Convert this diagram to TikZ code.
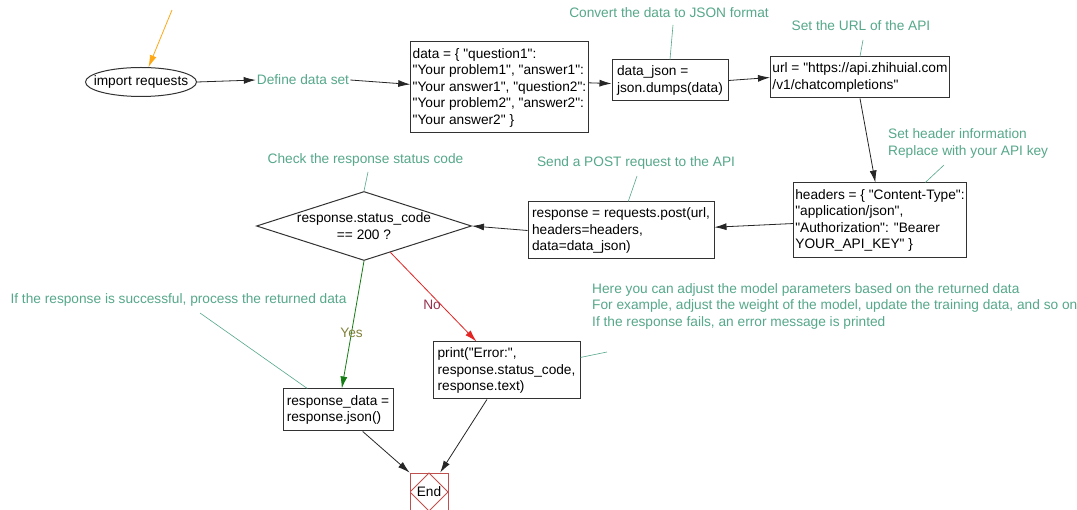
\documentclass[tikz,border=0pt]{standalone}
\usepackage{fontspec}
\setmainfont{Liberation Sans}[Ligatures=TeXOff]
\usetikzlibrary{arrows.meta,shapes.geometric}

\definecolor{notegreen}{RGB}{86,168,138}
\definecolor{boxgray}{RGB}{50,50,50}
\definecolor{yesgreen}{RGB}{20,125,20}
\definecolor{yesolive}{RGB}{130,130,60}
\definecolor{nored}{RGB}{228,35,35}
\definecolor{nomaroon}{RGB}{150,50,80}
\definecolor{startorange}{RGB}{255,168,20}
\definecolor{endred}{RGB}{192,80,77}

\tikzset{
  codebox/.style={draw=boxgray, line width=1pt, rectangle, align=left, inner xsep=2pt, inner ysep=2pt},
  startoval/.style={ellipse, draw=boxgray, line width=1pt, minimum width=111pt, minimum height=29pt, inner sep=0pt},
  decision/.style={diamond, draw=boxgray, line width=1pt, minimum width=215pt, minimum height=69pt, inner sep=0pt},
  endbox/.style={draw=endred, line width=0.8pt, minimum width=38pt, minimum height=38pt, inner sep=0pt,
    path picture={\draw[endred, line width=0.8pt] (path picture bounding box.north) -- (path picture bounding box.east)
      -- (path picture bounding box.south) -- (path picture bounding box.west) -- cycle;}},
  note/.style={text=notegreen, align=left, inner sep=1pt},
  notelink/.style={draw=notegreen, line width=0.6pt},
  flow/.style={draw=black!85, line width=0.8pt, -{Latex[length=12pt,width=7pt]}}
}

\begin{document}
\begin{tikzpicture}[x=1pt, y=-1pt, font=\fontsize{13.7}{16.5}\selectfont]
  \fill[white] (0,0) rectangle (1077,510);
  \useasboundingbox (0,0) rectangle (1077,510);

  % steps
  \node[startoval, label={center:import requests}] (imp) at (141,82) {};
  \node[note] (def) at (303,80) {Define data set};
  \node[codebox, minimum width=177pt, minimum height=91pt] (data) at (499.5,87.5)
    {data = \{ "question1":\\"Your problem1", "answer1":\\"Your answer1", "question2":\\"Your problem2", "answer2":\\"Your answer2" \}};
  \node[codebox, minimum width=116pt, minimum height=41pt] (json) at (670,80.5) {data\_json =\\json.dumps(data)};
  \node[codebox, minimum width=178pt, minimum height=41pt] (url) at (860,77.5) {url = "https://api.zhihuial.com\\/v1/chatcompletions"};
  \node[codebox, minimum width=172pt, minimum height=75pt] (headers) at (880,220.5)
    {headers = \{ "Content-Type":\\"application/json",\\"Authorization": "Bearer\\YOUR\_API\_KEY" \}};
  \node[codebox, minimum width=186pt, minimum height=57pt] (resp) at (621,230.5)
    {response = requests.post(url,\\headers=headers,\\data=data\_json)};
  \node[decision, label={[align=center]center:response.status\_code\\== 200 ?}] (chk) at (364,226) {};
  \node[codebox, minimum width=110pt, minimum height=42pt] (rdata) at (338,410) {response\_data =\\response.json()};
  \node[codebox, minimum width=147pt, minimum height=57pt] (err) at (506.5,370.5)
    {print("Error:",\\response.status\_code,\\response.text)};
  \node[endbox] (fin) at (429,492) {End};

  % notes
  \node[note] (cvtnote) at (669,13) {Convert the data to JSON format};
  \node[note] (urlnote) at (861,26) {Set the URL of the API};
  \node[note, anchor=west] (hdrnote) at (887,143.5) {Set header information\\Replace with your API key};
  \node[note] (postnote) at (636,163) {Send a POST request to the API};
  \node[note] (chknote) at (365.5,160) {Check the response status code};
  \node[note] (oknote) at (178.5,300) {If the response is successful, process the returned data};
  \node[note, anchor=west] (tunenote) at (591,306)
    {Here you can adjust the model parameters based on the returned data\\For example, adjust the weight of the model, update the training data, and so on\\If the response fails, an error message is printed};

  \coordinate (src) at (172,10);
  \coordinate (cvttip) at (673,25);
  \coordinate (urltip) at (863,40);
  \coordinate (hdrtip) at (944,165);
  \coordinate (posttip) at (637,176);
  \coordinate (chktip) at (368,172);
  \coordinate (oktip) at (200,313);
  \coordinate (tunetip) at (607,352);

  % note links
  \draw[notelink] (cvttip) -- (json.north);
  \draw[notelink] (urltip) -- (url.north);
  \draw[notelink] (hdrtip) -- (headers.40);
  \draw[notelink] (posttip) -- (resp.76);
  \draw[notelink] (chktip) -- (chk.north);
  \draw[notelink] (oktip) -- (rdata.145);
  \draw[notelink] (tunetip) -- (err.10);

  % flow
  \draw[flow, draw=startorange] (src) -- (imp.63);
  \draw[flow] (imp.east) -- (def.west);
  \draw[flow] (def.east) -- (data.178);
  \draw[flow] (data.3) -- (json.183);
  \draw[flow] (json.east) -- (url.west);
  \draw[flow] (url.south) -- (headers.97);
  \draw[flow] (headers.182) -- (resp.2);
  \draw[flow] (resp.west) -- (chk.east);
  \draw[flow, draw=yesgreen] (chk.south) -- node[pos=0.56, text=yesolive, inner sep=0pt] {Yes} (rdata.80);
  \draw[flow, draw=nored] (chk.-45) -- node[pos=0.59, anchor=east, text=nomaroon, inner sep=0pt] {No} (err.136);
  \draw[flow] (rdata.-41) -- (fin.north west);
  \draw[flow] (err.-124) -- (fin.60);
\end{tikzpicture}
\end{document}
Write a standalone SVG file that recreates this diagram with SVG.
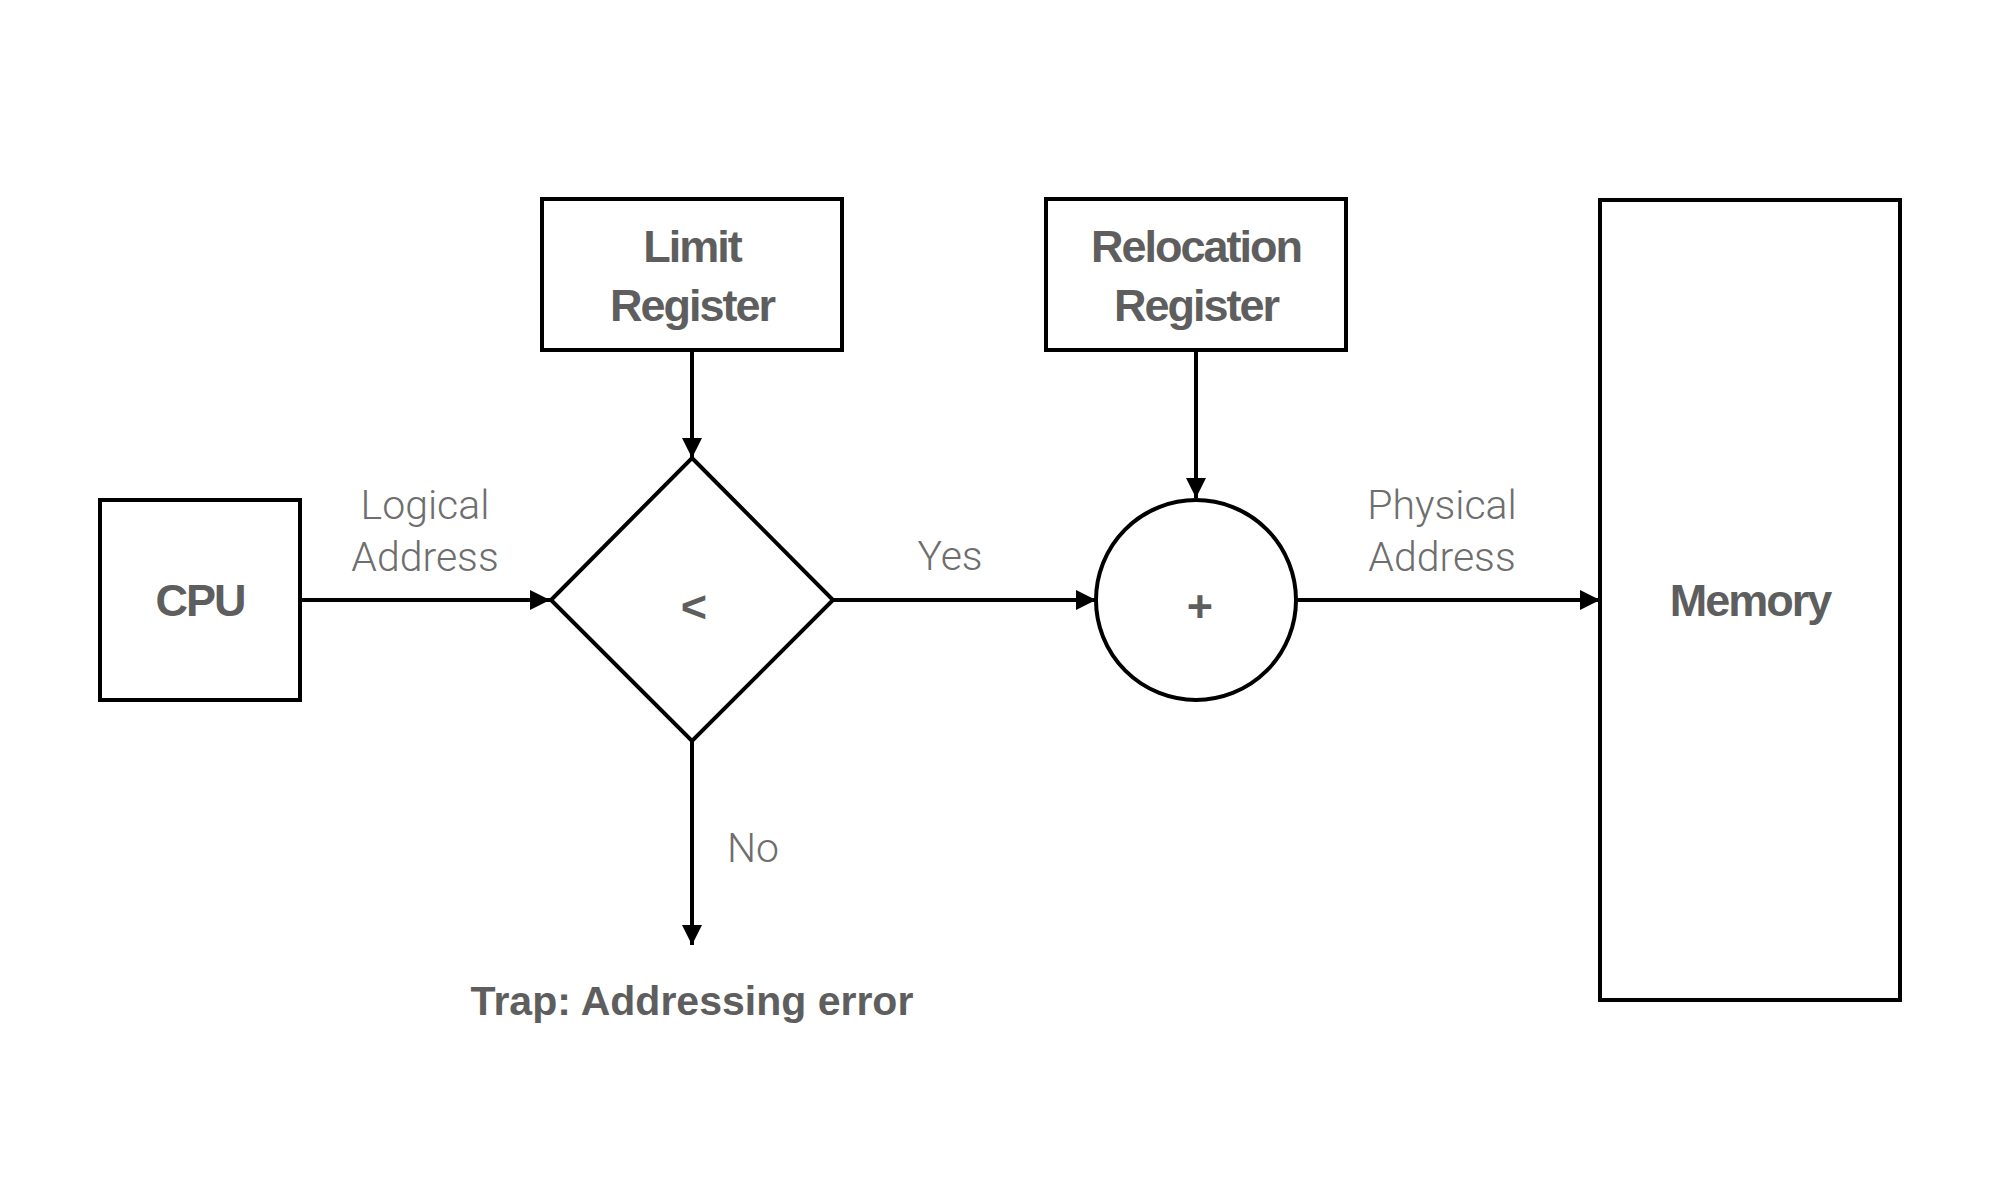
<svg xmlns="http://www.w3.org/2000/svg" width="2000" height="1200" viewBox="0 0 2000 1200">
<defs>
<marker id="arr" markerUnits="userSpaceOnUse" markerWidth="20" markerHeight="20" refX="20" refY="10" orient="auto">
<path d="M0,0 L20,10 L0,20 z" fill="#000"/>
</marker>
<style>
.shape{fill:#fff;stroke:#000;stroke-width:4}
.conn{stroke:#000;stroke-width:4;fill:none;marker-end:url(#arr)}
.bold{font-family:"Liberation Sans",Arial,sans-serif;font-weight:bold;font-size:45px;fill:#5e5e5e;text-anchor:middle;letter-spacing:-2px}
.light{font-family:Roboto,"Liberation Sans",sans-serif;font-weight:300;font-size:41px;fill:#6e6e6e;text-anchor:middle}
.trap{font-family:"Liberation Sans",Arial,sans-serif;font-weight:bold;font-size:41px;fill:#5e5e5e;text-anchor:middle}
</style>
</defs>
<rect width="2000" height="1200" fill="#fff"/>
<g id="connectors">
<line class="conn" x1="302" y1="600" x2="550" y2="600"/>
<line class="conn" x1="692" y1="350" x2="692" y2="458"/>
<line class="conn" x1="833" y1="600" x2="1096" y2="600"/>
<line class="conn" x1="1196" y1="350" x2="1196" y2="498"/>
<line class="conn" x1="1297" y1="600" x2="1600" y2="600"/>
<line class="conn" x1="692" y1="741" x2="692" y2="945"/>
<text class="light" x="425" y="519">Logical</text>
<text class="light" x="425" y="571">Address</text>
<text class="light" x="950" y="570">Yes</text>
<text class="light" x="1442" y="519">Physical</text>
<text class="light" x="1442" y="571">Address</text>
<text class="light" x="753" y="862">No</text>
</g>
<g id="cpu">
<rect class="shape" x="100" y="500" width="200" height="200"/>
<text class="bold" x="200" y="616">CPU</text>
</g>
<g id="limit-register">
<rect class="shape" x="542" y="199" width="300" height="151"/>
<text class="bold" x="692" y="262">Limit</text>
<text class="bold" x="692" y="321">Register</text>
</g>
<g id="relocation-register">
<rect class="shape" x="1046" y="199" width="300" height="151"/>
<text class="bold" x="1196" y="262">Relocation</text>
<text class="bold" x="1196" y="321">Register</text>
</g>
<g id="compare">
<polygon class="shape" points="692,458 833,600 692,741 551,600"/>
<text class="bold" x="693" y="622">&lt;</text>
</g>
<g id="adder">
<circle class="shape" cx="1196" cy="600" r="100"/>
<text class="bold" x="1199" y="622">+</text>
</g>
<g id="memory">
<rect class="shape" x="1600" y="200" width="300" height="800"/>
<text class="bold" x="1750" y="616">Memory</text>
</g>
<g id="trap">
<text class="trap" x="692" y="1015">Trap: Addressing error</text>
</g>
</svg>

_ _ _

Set task
Which lines hold the string "with"? Copy all of them from the data above.

Worked solution
  \node[note, anchor=west] (hdrnote) at (887,143.5) {Set header information\\Replace with your API key};
Write a standalone SVG file that recreates this diagram with SVG.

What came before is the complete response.